Et pour qui cette verrue en plein visage de la basilique?
Pas pour les fidèles, en voie de disparition.
Pas pour les amoureux de notre patrimoine non plus!
Ceux qui, comme moi Citoyen athée, ont passé des années cumulées à admirer, détailler, partager ces maisons de splendeur (Anne Sylvestre) avec les mannes de ces Phidias médiévaux, sommes outrés, scandalisés par ce saccage en règle de notre Patrimoine inaliénable.
5000 mosquées-poireaux depuis mitterrand. 5.000 basiliques judéo-chrétiennes de moins!
Où est notre Laïcité? Bafouée 10 mille fois depuis 1981?

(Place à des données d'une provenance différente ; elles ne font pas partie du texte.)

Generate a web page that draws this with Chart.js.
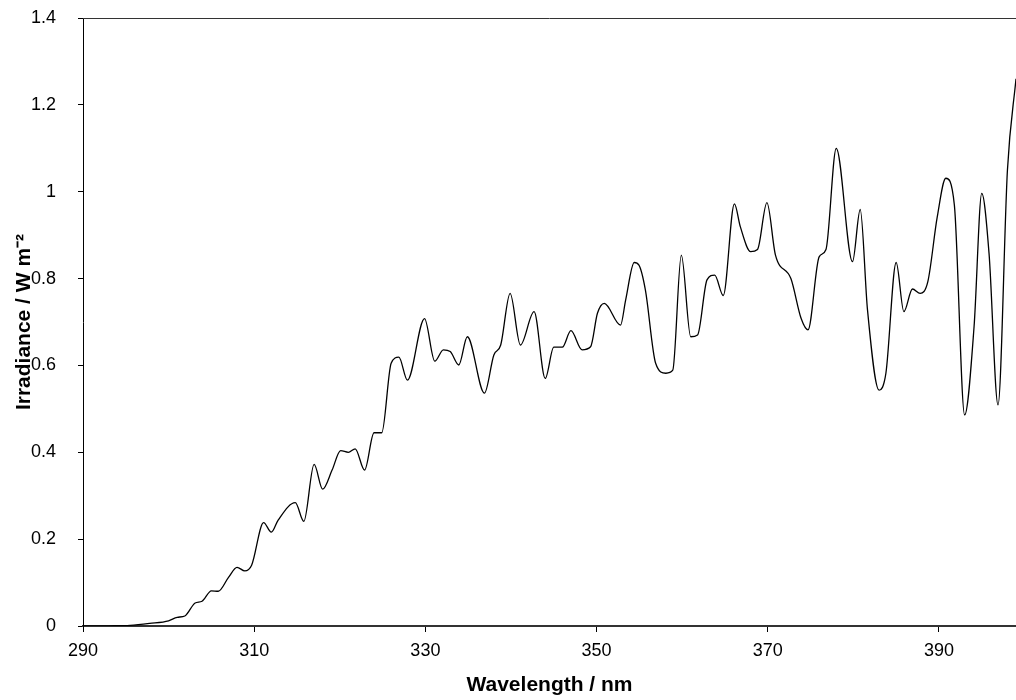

« La France n’a pas de culture », a dit macron, dans ces élans anti nationaux provocateurs dont il fait son quotidien. Les incendies et vandalisme de nos églises, de la la plus belle cathédrale à la plus insignifiante chapelle, témoignent du laisser-faire coupable de la macronie mondialiste.
Il n’y a que quelques semaines en apprenant que certains monuments catholique étaient en danger et en même temps on voyait un projet d’une nouvelle construction d’une mosquée dont les plans étaient publiés, il ne m’a pas échappé la différence d’architecture. En effet la plus petite simple église que nous pouvons rencontrer il y a une recherche de beauté dans la construction en pierres de taille avec l’architecture gothique et des sculptures fines par rapport a ces nouvelles constructions de moins en moins rares qui ressemblent a celle du mur de l’Atlantique de la dernière guerre.

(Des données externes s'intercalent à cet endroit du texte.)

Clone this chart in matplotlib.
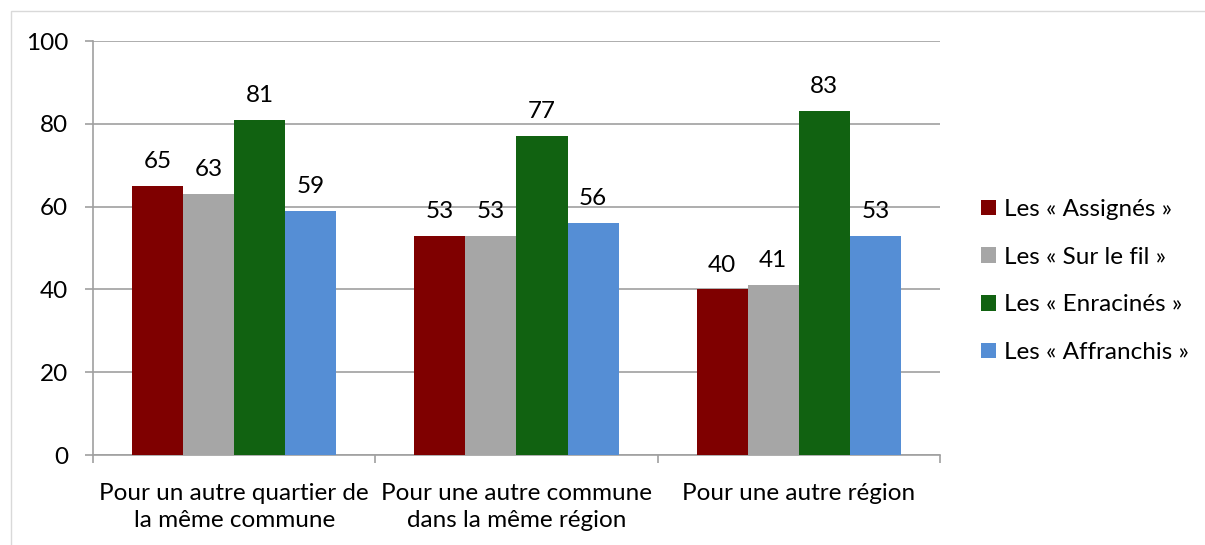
import matplotlib
matplotlib.use("Agg")
import matplotlib.pyplot as plt
import numpy as np
from matplotlib.patches import Rectangle

plt.rcParams["font.family"] = ["Lato", "DejaVu Sans"]

categories = ["Pour un autre quartier de\nla même commune",
              "Pour une autre commune\ndans la même région",
              "Pour une autre région"]
series = ["Les « Assignés »", "Les « Sur le fil »",
          "Les « Enracinés »", "Les « Affranchis »"]
assignes = [65, 53, 40]
sur_le_fil = [63, 53, 41]
enracines = [81, 77, 83]
affranchis = [59, 56, 53]
colors = ["#7f0000", "#a6a6a6", "#116211", "#558ed5"]

values = [assignes, sur_le_fil, enracines, affranchis]
FS = 17.5

fig = plt.figure(figsize=(12.05, 5.45), dpi=100)
# light outer frame like the Excel chart area
fig.patches.append(Rectangle((11 / 1205, -0.01), 1.0, 1 - 11 / 545 + 0.01,
                             transform=fig.transFigure, fill=False,
                             edgecolor="#d9d9d9", linewidth=1))

ax = fig.add_axes([93 / 1205, 1 - 455 / 545, (940 - 93) / 1205, (455 - 41) / 545])

x = np.arange(len(categories))
w = 51 / 282
for i, (vals, col, name) in enumerate(zip(values, colors, series)):
    pos = x + (i - 1.5) * w
    ax.bar(pos, vals, width=w, color=col, label=name, zorder=3)
    for p, v in zip(pos, vals):
        ax.annotate(str(v), (p, v), xytext=(0, 10), textcoords="offset points",
                    ha="center", va="bottom", fontsize=FS)

ax.set_xlim(-0.5, 2.5)
ax.set_ylim(0, 100)
ax.set_yticks([0, 20, 40, 60, 80, 100])
ax.yaxis.grid(True, color="#a0a0a0", linewidth=1.2, zorder=0)
ax.set_axisbelow(True)

for s in ["top", "right"]:
    ax.spines[s].set_visible(False)
for s in ["left", "bottom"]:
    ax.spines[s].set_color("#a0a0a0")
    ax.spines[s].set_linewidth(1.2)

ax.set_xticks(x)
ax.set_xticklabels(categories, fontsize=FS, linespacing=1.38)
ax.set_xticks([-0.5, 0.5, 1.5, 2.5], minor=True)
ax.tick_params(axis="x", which="major", length=0, pad=20)
ax.tick_params(axis="x", which="minor", length=6, color="#a0a0a0", width=1.2)
ax.tick_params(axis="y", length=6, color="#a0a0a0", width=1.2, labelsize=FS, pad=12)

ax.legend(loc="center left", bbox_to_anchor=(1.023, 0.42), frameon=False,
          fontsize=FS, handlelength=0.6, handleheight=0.6, handletextpad=0.35,
          labelspacing=1.1)

fig.savefig("out.png", dpi=100)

Puisque nos évêques sont devenus progressistes….
Un clergé collabo, pas étonnée.
Incapables de créer le transcendant de nos anciens, le minimalisme représente le néant, à tous les niveaux nous vivons dans une société de la laideur, de la vulgarité, du rien ! Cette façade ne dégage aucune spiritualité, aucune émotion, le rien. Triste époque.
C’est le grand remplacement. Et le clergé ne résiste pas, bien au contraire puisque le Pape les encouragent.
Peu importe le projet architectural lui même, ce qui m’interroge c’est qu’on a de l’argent pour modifier une cathédrale qui ne demande rien mais pas pour entretenir celles qui sont en difficulté voire en survie.
Ou se trouve la nécessité ?Qui financera cette monstruosité alors que l’on a lancé une souscription pour restaurer Notre-Dame de Paris ?
On trouve un financement pour ça mais pas pour restaurer nos belles églises rurales ,bien entendu l’évêque, si l’on peut encore accorder ce titre à ces individus ,(souvenons-nous du déguisement de celui de Paris le 8 décembre dernier à Notre-Dame),est tout à fait d’accord ,il le serait tout autant pour la destruction de cette superbe cathédrale pour être politiquement correct .
Je suis catholique mais ce clergé me répugne ,depuis soixante ans il ne sait que détruire et ne transmet plus rien,à l’instar de l’évêque de Rome.
Il faut dissocier l’Eglise de Dieu et quand on est chrétien « entrer en résistance …. »
Bien d’accord.
Désolé, on dirait trois urinoirs géants. Mais ça ne fait pas envie.
Le clergé ne résiste pas car il est en mode pétoche. Pétoche que l’on le trouve ringard, alors que la « ringardise », s’il faut l’appeler ainsi, c’est sa force.